Arame farpado
Estou a ler o "Império", do jornalista Ryszard Kapuscinski (During his four decades of reporting on Asia, Latin America, and
Tendo em conta que, onde fosse tecnicamente possível, as fronteiras em questão sempre tinham sido (e continuavam a ser) protegidas por enormes fossos de arame farpado (vi essa parafernália nas fronteiras com a Polónia, a China e o Irão) e que o referido arame, devido ao péssimo clima, se estragava rapidamente e tinha que ser substituído com frequência em centenas, melhor, em milhares de quilómetros, podemos aceitar como dado adquirido que grande parte da metalurgia soviética mais não era que a indústria do arame farpado.
Além do mais, isto não se esgotava só com as fronteiras! Quantos milhares de quilómetros de arame não se usaram nos fossos à volta do arquipélago Gulag? Aquelas centenas de campos de concentração, etapas e cárceres espargidos por todo o território do Império! Quantos milhares de quilómetros não se gastaram ainda a cercar superfícies poligonais de artilharia, de carros blindados e de armas nucleares? E as vedações aramadas dos quartéis militares? E as de toda a espécie de armazéns?
Se multiplicarmos tudo isto pelos anos de existência do poder soviético, não será difícil responder à pergunta sobre a razão de nas lojas de Smolensk ou Omsk não se conseguir comprar uma enxada ou um martelo, para já não falar numa faca ou numa colherzita: não há matéria-prima para fabricar estes objectos; gastou-se tudo com o fabrico de arame farpado. Mas a coisa não acaba aqui! Ao fim e ao cabo, toneladas deste arame tiveram que ser transportadas - em barcos, em comboios, em camelos, em trenós puxados por cães - para os lugares mais remotos, para os recantos mais inacessíveis do Império para depois ser descarregado, desenrolado, cortado e fixado. Não é difícil imaginar as intermináveis reclamações - por telefone, telégrafo ou carta - de comandantes de postos fronteiriços, de comandantes de lagers (campos de concentração) e de directores de prisões pedindo novas remessas de toneladas de arame levados pelo seu zelo previdente de fazerem grande aprovisionamento para a eventualidade de faltar nos armazéns centrais. Por outro lado, também não é difícil imaginar aqueles milhares de equipas e comissões de controlo percorrendo o Império de ponta a ponta com o objectivo de verificar se tudo estava bem cercado, se os fossos tinham altura e espessura suficientes, se o emaranhado de arames era suficientemente denso de forma a que nem mesmo um rato conseguisse escapar através dele. Também é fácil imaginar as chamadas telefónicas de Moscovo aos seus subordinados nas províncias, chamadas que contêm o alerta e a preocupação constante encerrados na pergunta: De certeza que aí estais bem aramados? E é por isso que os homens, em vez de construírem casas e hospitais, em vez de comporem instalações de água e electricidade, que não cessam de se estragar, durante anos e anos estavam ocupados (felizmente nem todos) a aramar o seu Império, pelo interior e pelo exterior, à escala local e estatal.
2 comentários:
Até pode ser curiosa, mas não é certamente original.
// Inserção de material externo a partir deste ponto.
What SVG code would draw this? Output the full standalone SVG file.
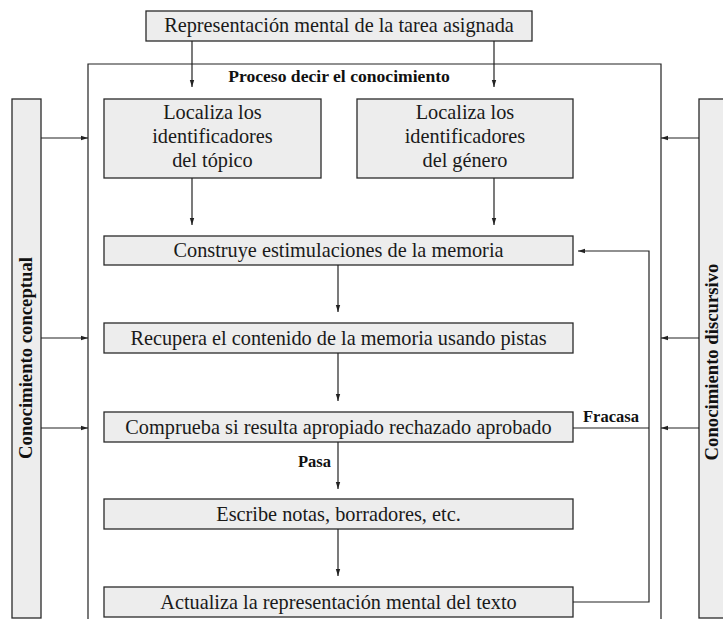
<svg xmlns="http://www.w3.org/2000/svg" width="723" height="619" viewBox="0 0 723 619">
<defs>
<marker id="ah" markerWidth="8" markerHeight="6" refX="7" refY="3" orient="auto" markerUnits="userSpaceOnUse">
<path d="M0,0.8 L7,3 L0,5.2 Z" fill="#222"/>
</marker>
<style>
.box{fill:#ededed;stroke:#2a2a2a;stroke-width:1.3}
.t{font-family:"Liberation Serif","Times New Roman",serif;font-size:20.3px;fill:#1a1a1a;text-anchor:middle}
.b{font-family:"Liberation Serif","Times New Roman",serif;font-size:16.5px;font-weight:bold;fill:#111}
.s{font-size:18.7px}
.p{font-size:17.6px}
.c{fill:none;stroke:#222;stroke-width:1.2}
</style>
</defs>
<rect width="723" height="619" fill="#fff"/>
<g id="frame"><path class="c" d="M88,619 V64 H661 V619" stroke-width="1.3"/>
<text class="b p" x="339" y="82" text-anchor="middle">Proceso decir el conocimiento</text></g>
<g id="n-top"><rect class="box" x="146" y="11" width="386" height="30"/><text class="t" x="339" y="32">Representación mental de la tarea asignada</text></g>
<g id="n-conceptual"><rect class="box" x="12" y="99" width="29" height="519"/><text class="b s" transform="translate(32,358) rotate(-90)" text-anchor="middle">Conocimiento conceptual</text></g>
<g id="n-discursivo"><rect class="box" x="699" y="99" width="40" height="519"/><text class="b s" transform="translate(718,362) rotate(-90)" text-anchor="middle">Conocimiento discursivo</text></g>
<g id="n-topico"><rect class="box" x="104" y="99" width="217" height="79"/><text class="t" x="212.5" y="119">Localiza los</text><text class="t" x="212.5" y="143">identificadores</text><text class="t" x="212.5" y="167">del tópico</text></g>
<g id="n-genero"><rect class="box" x="357" y="99" width="216" height="79"/><text class="t" x="465" y="119">Localiza los</text><text class="t" x="465" y="143">identificadores</text><text class="t" x="465" y="167">del género</text></g>
<g id="n-construye"><rect class="box" x="104" y="236" width="469" height="29"/><text class="t" x="338.5" y="257">Construye estimulaciones de la memoria</text></g>
<g id="n-recupera"><rect class="box" x="104" y="323" width="469" height="30"/><text class="t" x="338.5" y="345">Recupera el contenido de la memoria usando pistas</text></g>
<g id="n-comprueba"><rect class="box" x="104" y="412" width="469" height="30"/><text class="t" x="338.5" y="434">Comprueba si resulta apropiado rechazado aprobado</text></g>
<g id="n-escribe"><rect class="box" x="104" y="499" width="469" height="30"/><text class="t" x="338.5" y="521">Escribe notas, borradores, etc.</text></g>
<g id="n-actualiza"><rect class="box" x="104" y="587" width="469" height="30"/><text class="t" x="338.5" y="609">Actualiza la representación mental del texto</text></g>
<g id="connectors">
<line class="c" x1="192" y1="41" x2="192" y2="87" marker-end="url(#ah)"/>
<line class="c" x1="494" y1="41" x2="494" y2="87" marker-end="url(#ah)"/>
<line class="c" x1="192" y1="178" x2="192" y2="225" marker-end="url(#ah)"/>
<line class="c" x1="494" y1="178" x2="494" y2="225" marker-end="url(#ah)"/>
<line class="c" x1="338" y1="265" x2="338" y2="312" marker-end="url(#ah)"/>
<line class="c" x1="338" y1="353" x2="338" y2="401" marker-end="url(#ah)"/>
<line class="c" x1="338" y1="442" x2="338" y2="489" marker-end="url(#ah)"/>
<line class="c" x1="338" y1="529" x2="338" y2="576" marker-end="url(#ah)"/>
<line class="c" x1="41" y1="138" x2="88" y2="138" marker-end="url(#ah)"/>
<line class="c" x1="41" y1="338" x2="88" y2="338" marker-end="url(#ah)"/>
<line class="c" x1="41" y1="428" x2="88" y2="428" marker-end="url(#ah)"/>
<line class="c" x1="699" y1="138" x2="661" y2="138" marker-end="url(#ah)"/>
<line class="c" x1="699" y1="338" x2="661" y2="338" marker-end="url(#ah)"/>
<line class="c" x1="699" y1="428" x2="661" y2="428" marker-end="url(#ah)"/>
<polyline class="c" points="573,602 649,602 649,251 578,251" marker-end="url(#ah)"/>
<line class="c" x1="573" y1="428" x2="649" y2="428"/>
<text class="b" x="583" y="422">Fracasa</text>
<text class="b" x="298" y="467">Pasa</text>
</g>
</svg>
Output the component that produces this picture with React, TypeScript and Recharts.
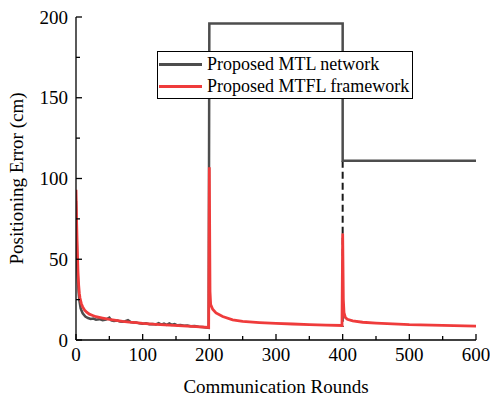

Então não é que o Congresso Norte Americano, umas décadas de "civilização" adiante do relato que transcreves decreta fazer um muro de 1200Km (para já) na sua fronteira com o México. Algum progresso já se sente (agora em vez do arame a industria é a do betão).
Infelizmente todos os "impérios" são riziveis.
Quanto a campos de concentração...nem é bom falar, porque os há por aí (alguns em pedaços de ilhas colonialmente ocupadas, outros que ningém sabe exactamente onde ficam mas sabe-se que existe um imenso tráfego aéreo que os alimenta). Campos igualmente cercados por arames igualmente farpados.
Por outro lado acho de uma certa sobranceria de posição o modo como, no final do texto fala dos funcionários zelosos em torno de uma actividade infeliz imposta por um governo autoritário. Talvez seja melhor a pregunta que noutros hemisférios, outros empregados, tanbém eles zelosos, mas ao serviço de outros "senhores" fazem, quando condicionam o tratamento médico a um acidentado à porta de um hospital à apresentação do "papelinho" do seguro de saúde.
..."Tempos Modernos"... mas os hábitos dos impérios, com ligeiros acertos no enfoque....permanecem muito semelhantes.
Jorge, estou totalmente de acordo: não só Guantanamo é um horror, existente num Império que tem coisas inacreditáveis, como a defesa da pena de morte e a NRA, como também nós temos alguns tiques de Império, por termos uma população que aceita sem reclamar atentados contra a dignidade do Homem.